### Directions for this task
Starting at the first line of the data, please print exactly those lines through the one that holds "from bokeh.core.properties import value", omitting every picture.

>> START Material

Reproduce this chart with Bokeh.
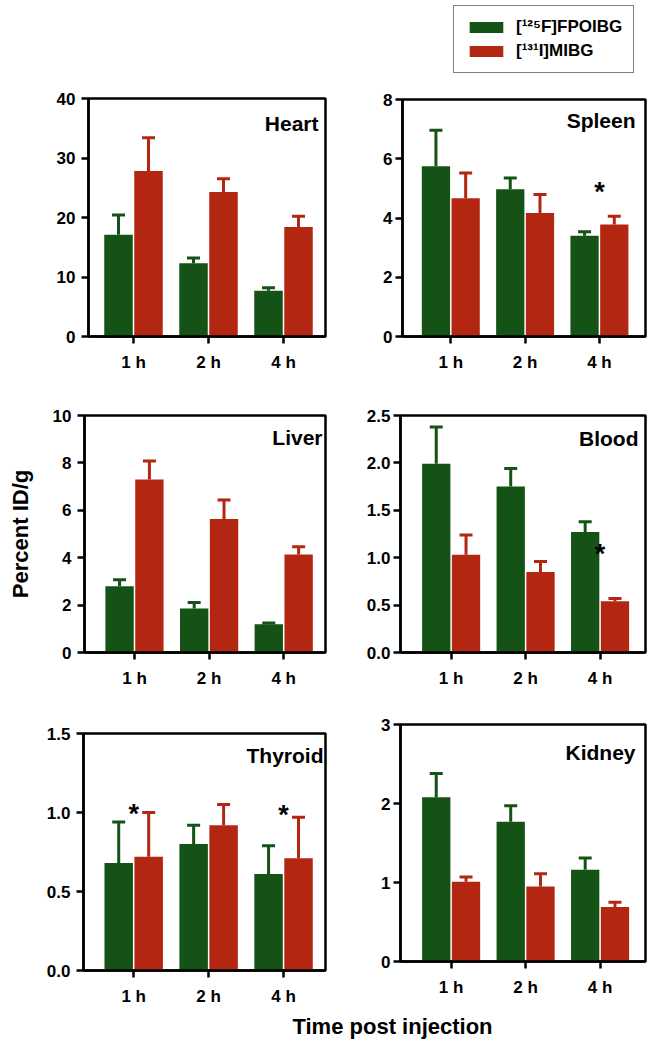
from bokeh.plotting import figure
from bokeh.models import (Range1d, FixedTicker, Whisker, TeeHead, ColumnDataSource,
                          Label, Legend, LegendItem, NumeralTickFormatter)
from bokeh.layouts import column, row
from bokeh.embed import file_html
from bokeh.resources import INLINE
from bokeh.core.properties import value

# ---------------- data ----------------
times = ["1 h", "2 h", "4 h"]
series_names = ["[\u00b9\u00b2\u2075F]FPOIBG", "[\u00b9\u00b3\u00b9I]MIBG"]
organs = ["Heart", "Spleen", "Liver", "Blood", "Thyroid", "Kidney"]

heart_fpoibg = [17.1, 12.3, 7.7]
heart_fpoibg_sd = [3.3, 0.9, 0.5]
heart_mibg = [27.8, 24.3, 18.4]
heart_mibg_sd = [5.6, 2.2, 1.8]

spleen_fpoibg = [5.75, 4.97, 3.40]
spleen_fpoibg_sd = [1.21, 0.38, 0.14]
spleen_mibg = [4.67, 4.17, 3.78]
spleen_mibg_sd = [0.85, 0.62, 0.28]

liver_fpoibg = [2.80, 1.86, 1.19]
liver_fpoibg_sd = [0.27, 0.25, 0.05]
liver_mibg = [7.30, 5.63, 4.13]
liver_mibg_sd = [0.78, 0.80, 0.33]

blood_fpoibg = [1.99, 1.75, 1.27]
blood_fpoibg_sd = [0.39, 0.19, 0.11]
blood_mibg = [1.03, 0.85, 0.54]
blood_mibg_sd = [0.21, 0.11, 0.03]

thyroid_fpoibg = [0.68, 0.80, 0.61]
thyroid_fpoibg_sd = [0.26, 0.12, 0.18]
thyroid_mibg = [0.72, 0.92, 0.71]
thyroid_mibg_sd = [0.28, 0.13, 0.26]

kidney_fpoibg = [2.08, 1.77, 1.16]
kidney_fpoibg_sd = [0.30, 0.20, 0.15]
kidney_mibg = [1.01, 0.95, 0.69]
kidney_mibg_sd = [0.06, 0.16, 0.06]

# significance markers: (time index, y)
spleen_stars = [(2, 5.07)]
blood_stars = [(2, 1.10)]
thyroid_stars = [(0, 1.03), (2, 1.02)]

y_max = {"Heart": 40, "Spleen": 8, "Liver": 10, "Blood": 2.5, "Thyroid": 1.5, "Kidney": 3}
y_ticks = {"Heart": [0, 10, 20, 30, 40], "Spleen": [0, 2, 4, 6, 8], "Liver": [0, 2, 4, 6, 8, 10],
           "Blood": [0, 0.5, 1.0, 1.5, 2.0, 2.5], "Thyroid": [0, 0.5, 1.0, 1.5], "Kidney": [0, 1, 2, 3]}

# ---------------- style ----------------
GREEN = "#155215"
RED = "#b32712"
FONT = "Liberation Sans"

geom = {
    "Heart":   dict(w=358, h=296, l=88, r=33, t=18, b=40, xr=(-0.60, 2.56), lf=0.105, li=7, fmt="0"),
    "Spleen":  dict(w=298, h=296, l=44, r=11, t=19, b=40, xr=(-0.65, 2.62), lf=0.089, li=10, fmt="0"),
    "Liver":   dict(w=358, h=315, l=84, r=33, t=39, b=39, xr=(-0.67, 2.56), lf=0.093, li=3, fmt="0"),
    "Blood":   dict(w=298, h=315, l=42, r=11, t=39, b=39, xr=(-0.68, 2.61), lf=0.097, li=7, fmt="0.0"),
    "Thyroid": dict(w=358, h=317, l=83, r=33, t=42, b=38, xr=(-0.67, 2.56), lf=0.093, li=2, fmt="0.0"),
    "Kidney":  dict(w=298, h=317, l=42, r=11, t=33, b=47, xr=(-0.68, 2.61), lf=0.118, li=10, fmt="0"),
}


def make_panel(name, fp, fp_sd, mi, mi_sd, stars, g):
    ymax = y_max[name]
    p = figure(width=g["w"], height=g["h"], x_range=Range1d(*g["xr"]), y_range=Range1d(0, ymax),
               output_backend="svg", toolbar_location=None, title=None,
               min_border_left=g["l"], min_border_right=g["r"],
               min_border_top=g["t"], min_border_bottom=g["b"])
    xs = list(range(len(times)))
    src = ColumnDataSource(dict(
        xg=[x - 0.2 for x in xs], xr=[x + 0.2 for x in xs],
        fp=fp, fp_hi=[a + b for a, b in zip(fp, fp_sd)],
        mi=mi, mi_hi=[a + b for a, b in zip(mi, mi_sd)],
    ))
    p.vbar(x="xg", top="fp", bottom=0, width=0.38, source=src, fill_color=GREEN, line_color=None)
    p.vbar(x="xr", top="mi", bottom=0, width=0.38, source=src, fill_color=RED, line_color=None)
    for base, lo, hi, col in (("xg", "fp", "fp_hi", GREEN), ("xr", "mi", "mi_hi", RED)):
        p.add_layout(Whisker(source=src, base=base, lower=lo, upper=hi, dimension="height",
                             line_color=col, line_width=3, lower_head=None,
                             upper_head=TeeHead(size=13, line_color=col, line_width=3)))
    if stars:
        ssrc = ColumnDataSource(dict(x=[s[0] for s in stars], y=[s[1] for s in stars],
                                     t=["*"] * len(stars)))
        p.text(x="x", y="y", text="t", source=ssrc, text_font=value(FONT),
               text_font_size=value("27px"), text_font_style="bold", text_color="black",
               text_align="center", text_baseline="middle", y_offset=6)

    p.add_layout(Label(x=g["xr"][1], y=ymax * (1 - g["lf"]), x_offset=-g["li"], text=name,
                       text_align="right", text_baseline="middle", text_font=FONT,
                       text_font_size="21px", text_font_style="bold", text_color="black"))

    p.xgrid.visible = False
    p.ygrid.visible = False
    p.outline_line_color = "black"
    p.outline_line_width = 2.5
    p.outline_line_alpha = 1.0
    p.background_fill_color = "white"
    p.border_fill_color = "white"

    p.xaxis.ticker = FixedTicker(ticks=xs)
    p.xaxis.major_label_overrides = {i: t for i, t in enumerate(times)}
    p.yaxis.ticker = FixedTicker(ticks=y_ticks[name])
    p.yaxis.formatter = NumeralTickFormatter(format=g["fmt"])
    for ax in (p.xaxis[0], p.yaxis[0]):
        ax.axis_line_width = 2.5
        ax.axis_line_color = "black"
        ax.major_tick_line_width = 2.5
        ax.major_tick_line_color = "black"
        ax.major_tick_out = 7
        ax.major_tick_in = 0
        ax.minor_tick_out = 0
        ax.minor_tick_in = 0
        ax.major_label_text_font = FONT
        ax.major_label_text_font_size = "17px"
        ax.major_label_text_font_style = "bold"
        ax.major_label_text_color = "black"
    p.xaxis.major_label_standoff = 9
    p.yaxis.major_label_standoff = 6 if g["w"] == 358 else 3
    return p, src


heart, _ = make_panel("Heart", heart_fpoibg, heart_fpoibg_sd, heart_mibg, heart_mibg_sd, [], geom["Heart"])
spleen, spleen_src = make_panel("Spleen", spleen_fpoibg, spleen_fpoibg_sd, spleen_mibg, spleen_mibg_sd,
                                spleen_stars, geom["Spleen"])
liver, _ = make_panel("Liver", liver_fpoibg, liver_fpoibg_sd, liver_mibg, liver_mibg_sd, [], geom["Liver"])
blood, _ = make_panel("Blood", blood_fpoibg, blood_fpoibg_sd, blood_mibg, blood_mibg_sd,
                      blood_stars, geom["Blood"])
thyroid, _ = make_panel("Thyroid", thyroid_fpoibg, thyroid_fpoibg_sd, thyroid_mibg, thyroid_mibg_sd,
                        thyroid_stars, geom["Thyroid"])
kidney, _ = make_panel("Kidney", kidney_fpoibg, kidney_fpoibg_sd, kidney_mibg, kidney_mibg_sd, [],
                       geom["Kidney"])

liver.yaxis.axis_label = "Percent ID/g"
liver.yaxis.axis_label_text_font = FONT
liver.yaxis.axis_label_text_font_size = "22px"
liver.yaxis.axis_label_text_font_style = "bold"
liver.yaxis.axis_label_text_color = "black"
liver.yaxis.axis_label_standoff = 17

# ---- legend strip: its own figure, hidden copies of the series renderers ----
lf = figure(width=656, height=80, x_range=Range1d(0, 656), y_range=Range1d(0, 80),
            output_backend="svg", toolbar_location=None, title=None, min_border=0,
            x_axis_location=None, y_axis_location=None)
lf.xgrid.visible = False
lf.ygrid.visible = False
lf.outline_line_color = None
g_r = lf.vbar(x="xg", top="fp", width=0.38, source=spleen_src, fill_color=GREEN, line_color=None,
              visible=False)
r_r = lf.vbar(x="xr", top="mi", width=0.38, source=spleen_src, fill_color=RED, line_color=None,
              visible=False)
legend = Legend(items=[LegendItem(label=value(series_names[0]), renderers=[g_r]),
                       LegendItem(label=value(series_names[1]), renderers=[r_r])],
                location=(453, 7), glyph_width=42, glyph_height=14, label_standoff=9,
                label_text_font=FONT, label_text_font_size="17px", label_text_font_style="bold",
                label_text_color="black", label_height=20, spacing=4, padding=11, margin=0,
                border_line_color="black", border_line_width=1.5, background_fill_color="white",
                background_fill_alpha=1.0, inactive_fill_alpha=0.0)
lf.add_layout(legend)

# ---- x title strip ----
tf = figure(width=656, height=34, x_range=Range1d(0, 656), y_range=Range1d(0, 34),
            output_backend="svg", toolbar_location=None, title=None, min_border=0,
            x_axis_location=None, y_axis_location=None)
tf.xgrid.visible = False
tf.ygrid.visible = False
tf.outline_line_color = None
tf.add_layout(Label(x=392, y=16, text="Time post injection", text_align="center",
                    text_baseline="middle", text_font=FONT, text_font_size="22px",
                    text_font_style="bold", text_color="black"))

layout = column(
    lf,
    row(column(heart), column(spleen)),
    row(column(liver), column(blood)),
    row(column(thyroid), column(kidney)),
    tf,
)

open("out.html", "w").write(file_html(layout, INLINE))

>> END Material

### Exercise solution
Reproduce this chart with Bokeh.
from bokeh.plotting import figure
from bokeh.models import (Range1d, FixedTicker, Whisker, TeeHead, ColumnDataSource,
                          Label, Legend, LegendItem, NumeralTickFormatter)
from bokeh.layouts import column, row
from bokeh.embed import file_html
from bokeh.resources import INLINE
from bokeh.core.properties import value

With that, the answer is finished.